Understanding your customers is a necessary component of your brand’s growth. Most businesses don’t fully utilize the potential of online platforms and, as a result, make uninformed decisions which limits the business exposure and resultantly, their audience. To truly capitalize on the potential of an ecommerce store, you need to understand the market and gain insights about key practices, as well as your customers.
While having all the information from data management systems alone is enough to be insightful, it is only part of the equation. To have a data-driven ecommerce strategy, you need to align customer insight, perform a competitor analysis, create a business communication plan, and align your resources. Ecommerce businesses that master all the influencing factors can truly sustain themselves in the online market. Here are five ways to make more informed decisions about your ecommerce business:
Tracking Customer Insights
Customer insight refers to the knowledge base of your consumers and keeping a record of their behavior. Customer insights require data filtration, data collection, data processing, and data interpretation. This intel can be used to make an informed decision regarding marketing strategies, product curation, future campaigns, and more.
Here are some examples of what customer insight can include.
- Purchase history
- Demographics
- Browsing behavior
- Split testing
- Survey responses
- Customer support interactions and more
There can be different types of customer insights, which may or may not be relevant for your business. However, each piece of information, when compiled together, forms insightful intel that can be used to make a business decision.
Decide What to Track
Too much information can also make you lose sight of what’s important. This is why it is important to focus on key performance indicators or KPIs, that are most closely related to your business growth. Once you know what to look for, you can use that data to make actionable steps to achieve your desired outcomes.

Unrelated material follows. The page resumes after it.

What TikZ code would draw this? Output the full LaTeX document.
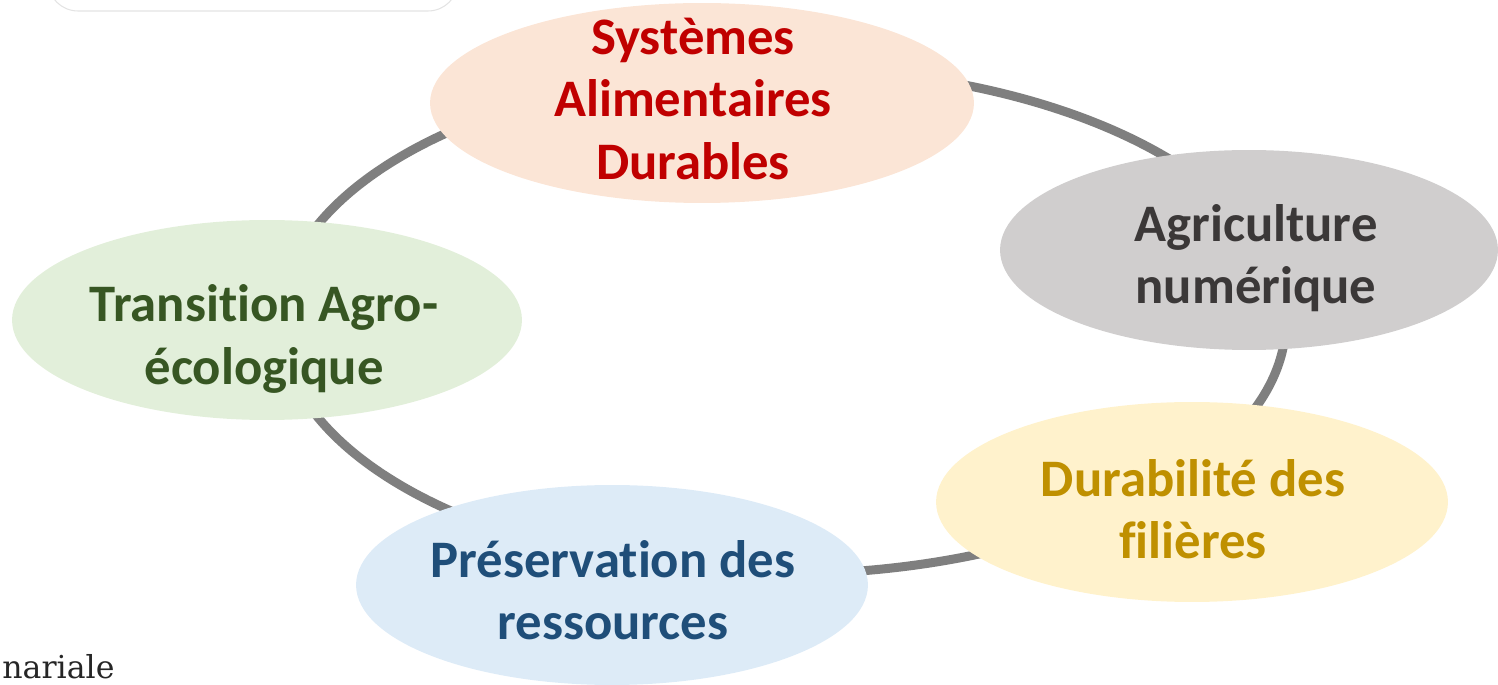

As a small business, you can investigate certain details about your users that remain true throughout specific durations to arrange year-round campaigns. Here are some areas to consider monitoring.
- Customer Behavior: How are customers interacting with your online store?
- Traffic Volume: Are your products getting the required exposure? What volume becomes profitable?
- Landing Pages: How many users are entering your site, and which touchpoints convert them?
- User Journey: If you are experiencing churn, at what stage of the user cycle it is on?
- Geographic Location: Where are your audience from? How many of them are paying customers?
- E-commerce Conversion Rate: what percentage of your audience is converting into paying customers?
Decide Based on Your Competitors
A major part of sound ecommerce decision-making is learning from your competition. Understanding how your competitors are performing, and what decisions have led to their failure or success can help you better prepare for similar challenges. You need to craft a strategy that monitors your competition on a regular basis and provides you with a competitive landscape. Having this information ensures that your product remains relevant, and you learn by watching.
- Start by identifying key players in your market.
- Perform a simple search acting as a customer to understand your position.
- Use tools to understand their position in the market compared to yours.
- Categorize your competitors into primary, secondary, or tertiary.
- See the type of consumers they are targeting and their message.
- Analyze their key responsibilities, and identify key points.
Use Holistic Intel for Decision Making
You might have your data spread across different channels, and might be monitoring different KPIs on each channel. However, to make a sound decision regarding your ecommerce store – you need to connect the dots. Understanding the impact of your decision as a whole, and in parts can help you understand the viability of it across channels.
It is better to look at the bigger picture and view the performance of each channel, and then forecast its impact on your ecommerce business. Such intel to use in this approach includes:
- Your e-commerce store’s performance itself
- Email Marketing Data
- Customer Service support data
- Google Analytics Enhanced ecommerce data
- Social media marketing tools data and more
Master Your Social Media Channels
The back of any decision in the ecommerce sector depends on support. While we understand the support provided by data, the support of customers and your following is equally important. You need to put yourself in the customer’s shoes and understand their rationale when making your business decision as well. Building a social media presence can help customers connect with your brand, and make faster purchasing decisions.
Instead of relying on data management and collection tools alone, you can learn more about your customers directly from social media. Build a relationship with your followers and increase conversions, create awareness, and a sense of community. All these form an important aspect of decision-making about your ecommerce business and should be considered collectively.